Dissection of Jamaica Under One Nation

 


















Dissection of Jamaica Under One Nation

Date: May 5 to 11, 2025
Medium: Oil, Acrylic, Gouache, and Ink
Style: Traditional Oil Paint, Water Colour, and Airbrush

Inspiration: Inspired by my earlier works, Scoff at the Devil and Alienation from 2024


Description

As I painted this piece, I found myself peeling back the layers of Jamaica’s postcolonial condition. I used oil to build texture, ink for precision, gouache for weight, and watercolor for fragility. Together, they allowed me to create something both beautiful and unsettling.

At the center, I placed the body of Jamaica, cut open and suspended. I tightened the muscles to show tension and exposed the organs to reflect the nation’s vulnerability. I inserted needles into each arm. On the left, I filled them with stimulants like cocaine and ecstasy. On the right, with depressants like heroin and meth. Through this chemical crucifixion, I wanted to show how Jamaica remains caught between extremes, simultaneously overstimulated and numb, still trapped in systems of external control.

Above this body, I painted a towering figure with a ram’s skull, a symbol of evil masked as authority. Beneath its hooves, I placed ghostly remnants of empire. Spain appears as a conquistador with a bull’s skull, and Britain as a colonial officer with a robin’s skull.
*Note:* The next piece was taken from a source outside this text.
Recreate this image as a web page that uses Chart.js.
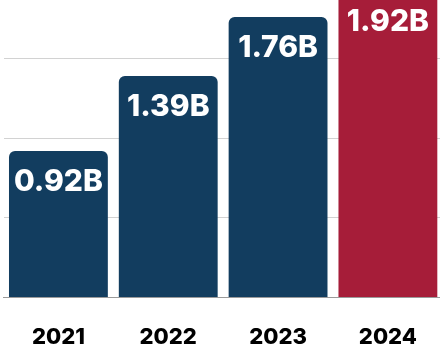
<!DOCTYPE html>
<html lang="en">
<head>
  <meta charset="UTF-8" />
  <title>Yearly Totals</title>
  <script src="https://cdn.jsdelivr.net/npm/chart.js"></script>
  <style>
    html, body { margin: 0; padding: 0; background: #fff; overflow: hidden; }
    #wrap { position: absolute; left: 0; top: -30px; width: 444px; height: 408px; }
  </style>
</head>
<body>
  <div id="wrap">
    <canvas id="yearChart"></canvas>
  </div>

  <script>
    // Totals per year, in billions
    const years = ['2021', '2022', '2023', '2024'];
    const totals = [0.92, 1.39, 1.76, 1.92];
    const valueLabels = ['0.92B', '1.39B', '1.76B', '1.92B'];
    const barColors = ['#123d5f', '#123d5f', '#123d5f', '#a61d39'];

    // Writes the value inside the top of each bar
    const barValueLabels = {
      id: 'barValueLabels',
      afterDatasetsDraw(chart) {
        const ctx = chart.ctx;
        const meta = chart.getDatasetMeta(0);
        ctx.save();
        ctx.fillStyle = '#ffffff';
        ctx.font = '800 30px Inter';
        ctx.textAlign = 'center';
        ctx.textBaseline = 'middle';
        meta.data.forEach((bar, i) => {
          ctx.fillText(valueLabels[i], bar.x, bar.y + 31);
        });
        ctx.restore();
      }
    };

    const ctx = document.getElementById('yearChart').getContext('2d');
    new Chart(ctx, {
      type: 'bar',
      data: {
        labels: years,
        datasets: [{
          data: totals,
          backgroundColor: barColors,
          borderRadius: 6,
          borderSkipped: 'bottom',
          barPercentage: 1,
          categoryPercentage: 0.9
        }]
      },
      options: {
        responsive: true,
        maintainAspectRatio: false,
        animation: false,
        layout: { padding: { left: 3.5, right: 0.5, top: 8.7, bottom: 0 } },
        plugins: {
          legend: { display: false },
          tooltip: { enabled: false }
        },
        scales: {
          x: {
            grid: { display: false, drawTicks: false },
            border: { display: true, color: '#9a9a9a', width: 1 },
            ticks: {
              color: '#000',
              padding: 27,
              font: { family: 'Inter', size: 22, weight: '800' }
            }
          },
          y: {
            min: 0,
            max: 2,
            ticks: { display: false, stepSize: 0.5 },
            grid: { color: '#d2d2d2', lineWidth: 1, drawTicks: false },
            border: { display: false }
          }
        }
      },
      plugins: [barValueLabels]
    });
  </script>
</body>
</html>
I crowned them ironically to question the divine right they claimed while enacting brutal colonial violence. Their tears, thick and black, gather in empty eye sockets as silent witnesses to their hypocrisy.

At the bottom of the painting, I constructed Jamaica’s spine. But I did not leave it untouched. I introduced new threats. Brazil’s jaguar-skulled figure lurks in the shadows. America’s eagle-skulled observer watches without blinking. China’s panda-skulled agent calmly and meticulously wears away at the structure. These figures do not attack with violence but with influence, shifting foundations through trade, debt, tourism, and strategic pressure.










Symbolism

Dissected Flesh: I use this to represent how Jamaica is still open to judgment and intervention by outside powers.
Ram-Skulled Sovereign: A visual embodiment of lingering power structures. Through it, I reflect on the oppressive nature of systems that persist beyond colonialism.
Bull-Skulled Conquistador (Spain): I paint this to confront the violent beginnings of our subjugation through slavery, forced labor, and stolen lives.
Robin Skulled Colonial Administrator (Britain): This represents the systemic control that was enforced through laws, education systems, and class divides. I show how that legacy still shapes us.
Jaguar-Skulled Emissary (Brazil): I paint this figure to highlight regional forces that appear friendly but carry their risks, such as environmental degradation, narcotics trade, and hidden influence.
Eagle-Skulled Observer (USA): Here, I show how American dominance appears not just through politics but also through tourism, culture, and economic leverage.
Panda-Skulled Agent (China): I created this symbol to show China’s quiet but growing impact through investments, loans, and changing local industries.
Crowned Skulls: I gave the colonizers crowns not to honor them but to mock their supposed holiness. Their tears flow in grief for the people they destroyed and the faith they twisted.
Vertebral Erosion: I allowed this to unfold slowly on the canvas, illustrating how both history and modern power gradually erode the nation's backbone.
Tarry Effluents: These dark stains seep into the layers of the painting, showing how the trauma of the past still bleeds into our present.














Conclusion

This painting is my act of reckoning. Dissection of Jamaica is not a passive image. It is a moment I captured while standing at the edge of something urgent. "Kairos" means the right time, the moment when everything could change. In this piece, I tried to hold Jamaica in that moment.

As I painted, I asked myself if real freedom is possible when the same hands still hold the tools. The skulls, the needles, the watching eyes, these are not just symbols of history. They are still here, still pressing in.

This canvas is not just a wound. It is also a mirror and a call. The dissection table I painted is not just for display. It can become an altar, a place of truth, maybe even rebirth. But only if we take control of the tools and use them with care, not conquest.